Eh oui : tracter sur un marché n’a en fait rien d’évident.

  1. Jurisprudence du Conseil d'Etat

    Sur Libération

    C’est l’histoire d’un militant du Front de Gauche qui, depuis 42 ans, tracte sur les marchés d’Orléans, mais vient de recevoir une missive de son député-maire pour lui demander, poliment mais fermement, d’aller distribuer sa bonne parole communiste ailleurs.
     
     
     
    Comme le rapporte une brève de Libération, ce jeudi 24 mai, la municipalité UMP d’Orléans a adressé un courrier aux partis politique, et notamment à Michel Ricoud, candidat suppléant aux législatives pour le Front de gauche. Son objet : plus question de distribuer des documents partisans sur les marchés, couverts ou non.
     
     
     
    A l’extérieur – près des entrées ou des sorties -  ça passe. A l’intérieur – dans les allées – c’est niet. Michel Ricoud y voit une atteinte à son droit d’expression.
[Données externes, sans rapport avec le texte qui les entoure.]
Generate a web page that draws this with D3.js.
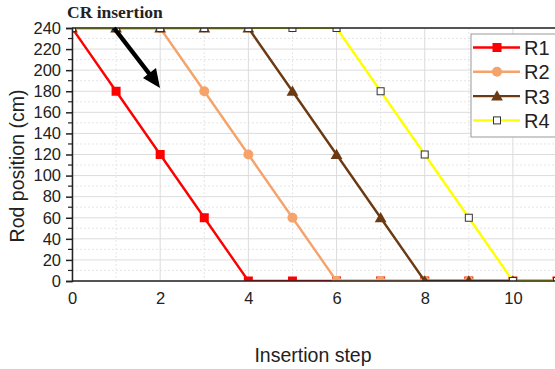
<!DOCTYPE html>
<meta charset="utf-8">
<style>
  body { margin: 0; background: #fff; }
  text { font-family: "Liberation Sans", Arial, sans-serif; fill: #222; }
</style>
<body>
<svg width="555" height="369"></svg>
<script src="https://d3js.org/d3.v7.min.js"></script>
<script>
var steps = [0, 1, 2, 3, 4, 5, 6, 7, 8, 9, 10, 11];
var r1 = [240, 180, 120, 60, 0, 0, 0, 0, 0, 0, 0, 0];
var r2 = [240, 240, 240, 180, 120, 60, 0, 0, 0, 0, 0, 0];
var r3 = [240, 240, 240, 240, 240, 180, 120, 60, 0, 0, 0, 0];
var r4 = [240, 240, 240, 240, 240, 240, 240, 180, 120, 60, 0, 0];
var seriesNames = ["R1", "R2", "R3", "R4"];
var xTicks = [0, 2, 4, 6, 8, 10];
var yTicks = [0, 20, 40, 60, 80, 100, 120, 140, 160, 180, 200, 220, 240];

var series = [
    { name: "R1", values: r1, color: "#ff0000", marker: "square" },
    { name: "R2", values: r2, color: "#f5a36a", marker: "circle" },
    { name: "R3", values: r3, color: "#6b3a12", marker: "triangle" },
    { name: "R4", values: r4, color: "#ffff00", marker: "hollow" }
];

var svg = d3.select("svg");
var mLeft = 72, mTop = 28, mRight = 557, mBottom = 281;

var x = d3.scaleLinear().domain([0, 11]).range([mLeft, mRight]);
var y = d3.scaleLinear().domain([0, 240]).range([mBottom, mTop]);

svg.append("defs").append("clipPath").attr("id", "plotclip")
    .append("rect").attr("x", mLeft).attr("y", mTop)
    .attr("width", mRight - mLeft).attr("height", mBottom - mTop);

// grid
var grid = svg.append("g");
d3.range(0, 241, 10).forEach(function(v) {
    grid.append("line")
        .attr("x1", mLeft).attr("x2", mRight).attr("y1", y(v)).attr("y2", y(v))
        .attr("stroke", v % 20 == 0 ? "#dcdcdc" : "#e6e6e6")
        .attr("stroke-dasharray", v % 20 == 0 ? null : "2,2");
});
d3.range(0, 12, 1).forEach(function(v) {
    grid.append("line")
        .attr("x1", x(v)).attr("x2", x(v)).attr("y1", mTop).attr("y2", mBottom)
        .attr("stroke", v % 2 == 0 ? "#dcdcdc" : "#e6e6e6")
        .attr("stroke-dasharray", v % 2 == 0 ? null : "2,2");
});

// lines and markers
var line = d3.line()
    .x(function(d, i) { return x(steps[i]); })
    .y(function(d) { return y(d); });

var plot = svg.append("g").attr("clip-path", "url(#plotclip)");

function drawMarker(g, type, color, cx, cy) {
    if (type == "square") {
        g.append("rect").attr("x", cx - 4.5).attr("y", cy - 4.5).attr("width", 9).attr("height", 9).attr("fill", color);
    } else if (type == "circle") {
        g.append("circle").attr("cx", cx).attr("cy", cy).attr("r", 5).attr("fill", color);
    } else if (type == "triangle") {
        g.append("path").attr("d", d3.symbol(d3.symbolTriangle, 60)()).attr("transform", "translate(" + cx + "," + (cy + 1) + ")").attr("fill", color);
    } else {
        g.append("rect").attr("x", cx - 3.5).attr("y", cy - 3.5).attr("width", 7).attr("height", 7)
            .attr("fill", "#fff").attr("stroke", "#333").attr("stroke-width", 1);
    }
}

series.forEach(function(s) {
    plot.append("path")
        .datum(s.values)
        .attr("d", line)
        .attr("fill", "none")
        .attr("stroke", s.color)
        .attr("stroke-width", 2.4);
    s.values.forEach(function(v, i) {
        drawMarker(plot, s.marker, s.color, x(steps[i]), y(v));
    });
});

// axes
svg.append("line").attr("x1", mLeft).attr("x2", mRight).attr("y1", mTop).attr("y2", mTop).attr("stroke", "#222").attr("stroke-width", 1.5);
svg.append("line").attr("x1", mLeft).attr("x2", mRight).attr("y1", mBottom).attr("y2", mBottom).attr("stroke", "#222").attr("stroke-width", 1.5);

var yAxis = svg.append("g").attr("transform", "translate(" + mLeft + ",0)")
    .call(d3.axisLeft(y).tickValues(yTicks).tickSize(6).tickPadding(5));
yAxis.select(".domain").attr("stroke", "#222").attr("stroke-width", 1.5);
yAxis.selectAll(".tick line").attr("stroke", "#222").attr("stroke-width", 1.5);
yAxis.selectAll("text").style("font-size", "16.5px").attr("fill", "#222");
d3.range(10, 240, 20).forEach(function(v) {
    svg.append("line").attr("x1", mLeft - 4).attr("x2", mLeft).attr("y1", y(v)).attr("y2", y(v))
        .attr("stroke", "#222").attr("stroke-width", 1.2);
});

var xAxis = svg.append("g").attr("transform", "translate(0," + mBottom + ")")
    .call(d3.axisBottom(x).tickValues(xTicks).tickSize(0).tickPadding(11));
xAxis.select(".domain").remove();
xAxis.selectAll("text").style("font-size", "16.5px").attr("fill", "#222");

svg.append("text").attr("x", 313).attr("y", 362).attr("text-anchor", "middle")
    .style("font-size", "19.5px").text("Insertion step");
svg.append("text").attr("transform", "translate(24,166) rotate(-90)").attr("text-anchor", "middle")
    .style("font-size", "19.5px").text("Rod position (cm)");

// annotation
svg.append("text").attr("x", 67).attr("y", 18)
    .style("font-family", "'Liberation Serif', 'Times New Roman', serif")
    .style("font-weight", "bold").style("font-size", "17.5px").text("CR insertion");
svg.append("line").attr("x1", 114).attr("y1", 28).attr("x2", 151).attr("y2", 76)
    .attr("stroke", "#000").attr("stroke-width", 4.5);
svg.append("path").attr("d", "M160,88 L143,78 L156,68 Z").attr("fill", "#000");

// legend
var legend = svg.append("g");
legend.append("rect").attr("x", 471).attr("y", 34).attr("width", 90).attr("height", 103)
    .attr("fill", "#fff").attr("stroke", "#999").attr("stroke-width", 1);
series.forEach(function(s, i) {
    var ly = 47.5 + i * 24.3;
    legend.append("line").attr("x1", 473).attr("x2", 520).attr("y1", ly).attr("y2", ly)
        .attr("stroke", s.color).attr("stroke-width", 2.4);
    drawMarker(legend, s.marker, s.color, 497, ly);
    legend.append("text").attr("x", 524).attr("y", ly + 7.5).style("font-size", "20px").text(seriesNames[i]);
});
</script>
</body>
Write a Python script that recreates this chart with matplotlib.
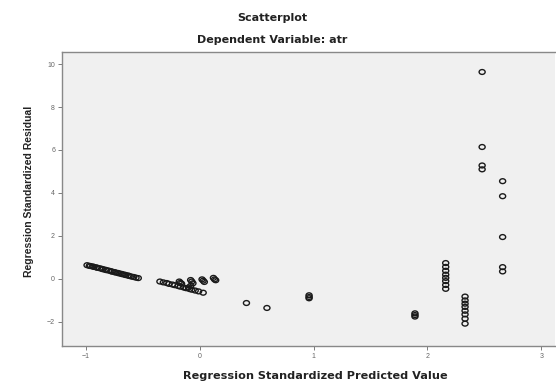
import matplotlib
matplotlib.use("Agg")
import matplotlib.pyplot as plt
from matplotlib.path import Path
from matplotlib.transforms import Affine2D

# Left cluster (predicted, residual)
left_x = [-0.99, -0.97, -0.96, -0.94, -0.93, -0.91, -0.90, -0.88, -0.86, -0.85, -0.83, -0.82,
          -0.80, -0.78, -0.77, -0.75, -0.74, -0.72, -0.71, -0.69, -0.68, -0.66, -0.65, -0.63,
          -0.62, -0.60, -0.58, -0.56, -0.54]
left_y = [0.64, 0.61, 0.60, 0.58, 0.56, 0.54, 0.52, 0.50, 0.47, 0.45, 0.43, 0.41,
          0.39, 0.36, 0.34, 0.32, 0.30, 0.28, 0.26, 0.24, 0.22, 0.20, 0.18, 0.16,
          0.14, 0.11, 0.09, 0.06, 0.04]

# Middle band
mid_x = [-0.35, -0.32, -0.29, -0.27, -0.24, -0.22, -0.19, -0.17, -0.14, -0.12, -0.09,
         -0.07, -0.04, -0.01, 0.03,
         -0.18, -0.17, -0.16, -0.08, -0.07, -0.06, 0.02, 0.03, 0.04, 0.12, 0.13, 0.14,
         -0.08, -0.10]
mid_y = [-0.12, -0.16, -0.19, -0.23, -0.26, -0.29, -0.33, -0.36, -0.40, -0.43, -0.47,
         -0.50, -0.54, -0.58, -0.64,
         -0.12, -0.18, -0.22, -0.05, -0.12, -0.20, -0.02, -0.08, -0.14, 0.05, -0.02, -0.06,
         -0.32, -0.40]

# Scattered remaining points
other_x = [0.41, 0.59, 0.96, 0.96, 0.96, 1.89, 1.89, 1.89,
           2.16, 2.16, 2.16, 2.16, 2.16, 2.16, 2.16, 2.16,
           2.33, 2.33, 2.33, 2.33, 2.33, 2.33, 2.33, 2.33,
           2.48, 2.48, 2.48, 2.48,
           2.66, 2.66, 2.66, 2.66, 2.66]
other_y = [-1.12, -1.35, -0.76, -0.84, -0.90, -1.60, -1.68, -1.75,
           0.74, 0.56, 0.38, 0.20, 0.05, -0.10, -0.28, -0.46,
           -0.82, -1.00, -1.15, -1.30, -1.48, -1.65, -1.85, -2.08,
           9.63, 6.14, 5.28, 5.10,
           4.55, 3.85, 1.95, 0.55, 0.35]

x_ticks = [-1, 0, 1, 2, 3]
y_ticks = [-2, 0, 2, 4, 6, 8, 10]

plt.rcParams['font.family'] = ['Liberation Sans', 'DejaVu Sans']

fig = plt.figure(figsize=(5.56, 3.82), dpi=100)
fig.patch.set_facecolor('white')
ax = fig.add_axes([62/556, 36/382, 1 - 62/556 - 1/556, (346-52)/382])
ax.set_facecolor('#f0f0f0')

ellipse = Path.unit_circle().transformed(Affine2D().scale(1.25, 1.0))

xs = left_x + mid_x + other_x
ys = left_y + mid_y + other_y
ax.scatter(xs, ys, s=19, marker=ellipse, facecolors='none', edgecolors='#1a1a1a',
           linewidths=1.0, zorder=3)

ax.set_xlim(-1.21, 3.12)
ax.set_ylim(-3.12, 10.56)
ax.set_xticks(x_ticks)
ax.set_yticks(y_ticks)
ax.tick_params(axis='both', labelsize=5, colors='#666666', length=3, width=0.6, pad=2)
for side in ['top', 'left', 'bottom']:
    ax.spines[side].set_color('#888888')
    ax.spines[side].set_linewidth(1.0)
ax.spines['right'].set_visible(False)

wide = ['DejaVu Sans']
fig.text(0.49, 1 - 18/382, 'Scatterplot', ha='center', va='center', family=wide,
         fontsize=8, fontweight='bold', color='#222222')
fig.text(0.49, 1 - 40/382, 'Dependent Variable: atr', ha='center', va='center', family=wide,
         fontsize=8, fontweight='bold', color='#222222')
fig.text(315/556, 1 - 376/382, 'Regression Standardized Predicted Value', ha='center',
         va='center', fontsize=8.1, fontweight='bold', color='#222222', family=wide)
fig.text(29/556, 1 - 191/382, 'Regression Standardized Residual', ha='center',
         va='center', rotation=90, fontsize=7.5, fontweight='bold', color='#222222')

fig.savefig('out.png', dpi=100)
Cet acte militant, il y tient "comme à la prunelle de [ses] yeux".
     
     
     
    D’où peut bien sortir cette interdiction soudaine ? A la mairie d’Orléans, François Foussier, l’adjoint au commerce, dit vouloir tout bêtement appliquer le règlement des marchés en vigueur dans la commune :
     
     
     

    En période électorale, c’est l’invasion. Les commerçants nous ont dit que ça mettait mal à l’aise les consommateurs, que leur chiffre d’affaires baissait. Alors ce courrier a permis de faire un rappel au règlement qui interdit tout type de tract.
     
    Ils doivent simplement se poster à la sortie du  marché.

     
     
     
     
    Pas de campagne au milieu des stands à Orléans, certes. Mais la ville est loin d’être un cas isolé : la distribution militante n’a rien d’évident. En réalité, il appartient au maire de décider si cette action peut être un inconvénient pour l’ordre public : sécurité, tranquillité et salubrité publique. Si c’est le cas, un arrêté municipal tombe.
     
     
     
    Et cela s’est passé à Valenciennes début janvier. Par souci de"salubrité publique", le maire a voulu réglementer la distribution de "tracts publicitaires, dépliants, programmes et imprimés" les jours de marchés. Pour militer, il aurait fallu demander l’autorisation à l’édile par écrit, au moins 15 jours avant. La gauche a bondi, le maire a reculé : c’est un arrêté qui a annulé l’arrêté.
     
     
     
    Les marchés ont également failli bouder les tracts à Colmar pour limiter les troubles "à l’ordre public et à la tranquillité". L’opposition a porté la décision devant le tribunal administratif… Et le maire a finalement fait sauter l’arrêté à la veille de l’audience.
     
     
     
    En cette année électorale, les cas se sont ainsi multipliés, jusqu’à en arriver à une décision du Conseil d’Etat qui légitime les arrêtés anti tract. Le 1er février, la commune de Saint-Cyr-l’Ecole dans les Yvelines interdit elle aussi la distribution de prospectus à l’intérieur de son marché. Le Front de gauche porte l’affaire devant le juge administratif, qui demande l’annulation de l’arrêté municipal. La commune en appelle alors au Conseil d’Etat… qui casse la décision du juge.
     
     
     
    Bilan de ce méli-mélo juridique : la décision du Conseil d’Etat pourrait faire jurisprudence. Selon les juges du Palais-Royal, interdire le tractage dans un marché ne menace pas "la sauvegarde d’une liberté  fondamentale". Autrement dit, il n’y a pas péril pour la liberté d’expression :le maire est tout à fait en droit de prononcer ce type  d’arrêtés.
     
     
     
    Michel Ricoud lui, avec ses 42 années de distribution de tracts dans les pattes, n’a pas grand-chose à faire, ni du Conseil d’Etat, ni du règlement intérieur des marchés de sa commune. Marché et politique vont de paire, alors samedi il ira braver l’interdiction, tracts en mains.